▶ Task instructions
Without the images, write out the whole listing exactly.
[start Recorded information]
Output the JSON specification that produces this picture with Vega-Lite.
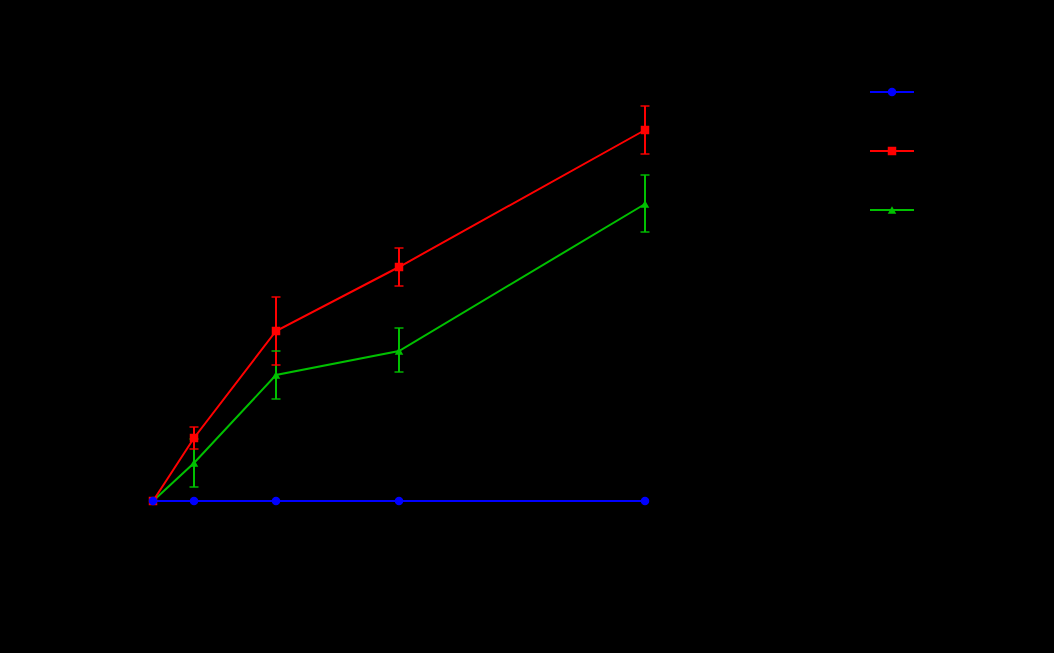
{
  "$schema": "https://vega.github.io/schema/vega-lite/v6.json",
  "autosize": "none",
  "width": 492,
  "height": 400,
  "padding": {"left": 153, "top": 101, "right": 409, "bottom": 152},
  "background": "black",
  "config": {
    "view": {"stroke": null},
    "axis": {"domainColor": "black", "tickColor": "black", "labelColor": "black", "titleColor": "black", "grid": false},
    "legend": {"labelColor": "black", "titleColor": "black", "labelFontSize": 14}
  },
  "datasets": {
    "pts": [
      {"series": "B", "x": 0, "y": 0},
      {"series": "B", "x": 1, "y": 9.5},
      {"series": "B", "x": 3, "y": 31.5},
      {"series": "B", "x": 6, "y": 37.5},
      {"series": "B", "x": 12, "y": 74.25},
      {"series": "A", "x": 0, "y": 0},
      {"series": "A", "x": 1, "y": 15.75},
      {"series": "A", "x": 3, "y": 42.5},
      {"series": "A", "x": 6, "y": 58.5},
      {"series": "A", "x": 12, "y": 92.75},
      {"series": "Control", "x": 0, "y": 0},
      {"series": "Control", "x": 1, "y": 0},
      {"series": "Control", "x": 3, "y": 0},
      {"series": "Control", "x": 6, "y": 0},
      {"series": "Control", "x": 12, "y": 0}
    ],
    "err": [
      {"series": "B", "x": 1, "lo": 3.5, "hi": 15.5},
      {"series": "B", "x": 3, "lo": 25.5, "hi": 37.5},
      {"series": "B", "x": 6, "lo": 32.25, "hi": 43.25},
      {"series": "B", "x": 12, "lo": 67.25, "hi": 81.5},
      {"series": "A", "x": 1, "lo": 13, "hi": 18.5},
      {"series": "A", "x": 3, "lo": 34, "hi": 51},
      {"series": "A", "x": 6, "lo": 53.75, "hi": 63.25},
      {"series": "A", "x": 12, "lo": 86.75, "hi": 98.75}
    ]
  },
  "layer": [
    {
      "data": {"name": "err"},
      "mark": {"type": "rule", "strokeWidth": 2},
      "encoding": {
        "x": {"field": "x", "type": "quantitative"},
        "y": {"field": "lo", "type": "quantitative"},
        "y2": {"field": "hi"},
        "color": {"field": "series", "type": "nominal", "legend": null}
      }
    },
    {
      "data": {"name": "err"},
      "mark": {"type": "tick", "orient": "horizontal", "size": 9, "thickness": 2},
      "encoding": {
        "x": {"field": "x", "type": "quantitative"},
        "y": {"field": "lo", "type": "quantitative"},
        "color": {"field": "series", "type": "nominal", "legend": null}
      }
    },
    {
      "data": {"name": "err"},
      "mark": {"type": "tick", "orient": "horizontal", "size": 9, "thickness": 2},
      "encoding": {
        "x": {"field": "x", "type": "quantitative"},
        "y": {"field": "hi", "type": "quantitative"},
        "color": {"field": "series", "type": "nominal", "legend": null}
      }
    },
    {
      "data": {"name": "pts"},
      "mark": {"type": "line", "strokeWidth": 2},
      "encoding": {
        "x": {"field": "x", "type": "quantitative", "scale": {"domain": [0, 12], "nice": false}, "title": "Time"},
        "y": {"field": "y", "type": "quantitative", "scale": {"domain": [0, 100], "nice": false}, "title": "Value"},
        "color": {
          "field": "series", "type": "nominal",
          "scale": {"domain": ["Control", "A", "B"], "range": ["#0000ff", "#ff0000", "#00c000"]},
          "legend": {"orient": "none", "legendX": 716, "legendY": -32, "title": null, "symbolType": "stroke", "symbolSize": 1936, "symbolStrokeWidth": 2, "rowPadding": 29}
        }
      }
    },
    {
      "data": {"name": "pts"},
      "mark": {"type": "point", "filled": true, "size": 72, "opacity": 1},
      "encoding": {
        "x": {"field": "x", "type": "quantitative"},
        "y": {"field": "y", "type": "quantitative"},
        "color": {"field": "series", "type": "nominal", "legend": {"orient": "none", "legendX": 732, "legendY": -16, "title": null, "symbolSize": 72, "rowPadding": 45, "labelExpr": "''"}},
        "shape": {"field": "series", "type": "nominal", "scale": {"domain": ["Control", "A", "B"], "range": ["circle", "square", "triangle-up"]}, "legend": {"orient": "none", "legendX": 732, "legendY": -16, "title": null, "symbolSize": 72, "rowPadding": 45, "labelExpr": "''"}}
      }
    }
  ],
  "resolve": {"legend": {"color": "independent", "shape": "independent"}}
}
[end Recorded information]
▶ The response
Output the JSON specification that produces this picture with Vega-Lite.
{
  "$schema": "https://vega.github.io/schema/vega-lite/v6.json",
  "autosize": "none",
  "width": 492,
  "height": 400,
  "padding": {"left": 153, "top": 101, "right": 409, "bottom": 152},
  "background": "black",
  "config": {
    "view": {"stroke": null},
    "axis": {"domainColor": "black", "tickColor": "black", "labelColor": "black", "titleColor": "black", "grid": false},
    "legend": {"labelColor": "black", "titleColor": "black", "labelFontSize": 14}
  },
  "datasets": {
    "pts": [
      {"series": "B", "x": 0, "y": 0},
      {"series": "B", "x": 1, "y": 9.5},
      {"series": "B", "x": 3, "y": 31.5},
      {"series": "B", "x": 6, "y": 37.5},
      {"series": "B", "x": 12, "y": 74.25},
      {"series": "A", "x": 0, "y": 0},
      {"series": "A", "x": 1, "y": 15.75},
      {"series": "A", "x": 3, "y": 42.5},
      {"series": "A", "x": 6, "y": 58.5},
      {"series": "A", "x": 12, "y": 92.75},
      {"series": "Control", "x": 0, "y": 0},
      {"series": "Control", "x": 1, "y": 0},
      {"series": "Control", "x": 3, "y": 0},
      {"series": "Control", "x": 6, "y": 0},
      {"series": "Control", "x": 12, "y": 0}
    ],
    "err": [
      {"series": "B", "x": 1, "lo": 3.5, "hi": 15.5},
      {"series": "B", "x": 3, "lo": 25.5, "hi": 37.5},
      {"series": "B", "x": 6, "lo": 32.25, "hi": 43.25},
      {"series": "B", "x": 12, "lo": 67.25, "hi": 81.5},
      {"series": "A", "x": 1, "lo": 13, "hi": 18.5},
      {"series": "A", "x": 3, "lo": 34, "hi": 51},
      {"series": "A", "x": 6, "lo": 53.75, "hi": 63.25},
      {"series": "A", "x": 12, "lo": 86.75, "hi": 98.75}
    ]
  },
  "layer": [
    {
      "data": {"name": "err"},
      "mark": {"type": "rule", "strokeWidth": 2},
      "encoding": {
        "x": {"field": "x", "type": "quantitative"},
        "y": {"field": "lo", "type": "quantitative"},
        "y2": {"field": "hi"},
        "color": {"field": "series", "type": "nominal", "legend": null}
      }
    },
    {
      "data": {"name": "err"},
      "mark": {"type": "tick", "orient": "horizontal", "size": 9, "thickness": 2},
      "encoding": {
        "x": {"field": "x", "type": "quantitative"},
        "y": {"field": "lo", "type": "quantitative"},
        "color": {"field": "series", "type": "nominal", "legend": null}
      }
    },
    {
      "data": {"name": "err"},
      "mark": {"type": "tick", "orient": "horizontal", "size": 9, "thickness": 2},
      "encoding": {
        "x": {"field": "x", "type": "quantitative"},
        "y": {"field": "hi", "type": "quantitative"},
        "color": {"field": "series", "type": "nominal", "legend": null}
      }
    },
    {
      "data": {"name": "pts"},
      "mark": {"type": "line", "strokeWidth": 2},
      "encoding": {
        "x": {"field": "x", "type": "quantitative", "scale": {"domain": [0, 12], "nice": false}, "title": "Time"},
        "y": {"field": "y", "type": "quantitative", "scale": {"domain": [0, 100], "nice": false}, "title": "Value"},
        "color": {
          "field": "series", "type": "nominal",
          "scale": {"domain": ["Control", "A", "B"], "range": ["#0000ff", "#ff0000", "#00c000"]},
          "legend": {"orient": "none", "legendX": 716, "legendY": -32, "title": null, "symbolType": "stroke", "symbolSize": 1936, "symbolStrokeWidth": 2, "rowPadding": 29}
        }
      }
    },
    {
      "data": {"name": "pts"},
      "mark": {"type": "point", "filled": true, "size": 72, "opacity": 1},
      "encoding": {
        "x": {"field": "x", "type": "quantitative"},
        "y": {"field": "y", "type": "quantitative"},
        "color": {"field": "series", "type": "nominal", "legend": {"orient": "none", "legendX": 732, "legendY": -16, "title": null, "symbolSize": 72, "rowPadding": 45, "labelExpr": "''"}},
        "shape": {"field": "series", "type": "nominal", "scale": {"domain": ["Control", "A", "B"], "range": ["circle", "square", "triangle-up"]}, "legend": {"orient": "none", "legendX": 732, "legendY": -16, "title": null, "symbolSize": 72, "rowPadding": 45, "labelExpr": "''"}}
      }
    }
  ],
  "resolve": {"legend": {"color": "independent", "shape": "independent"}}
}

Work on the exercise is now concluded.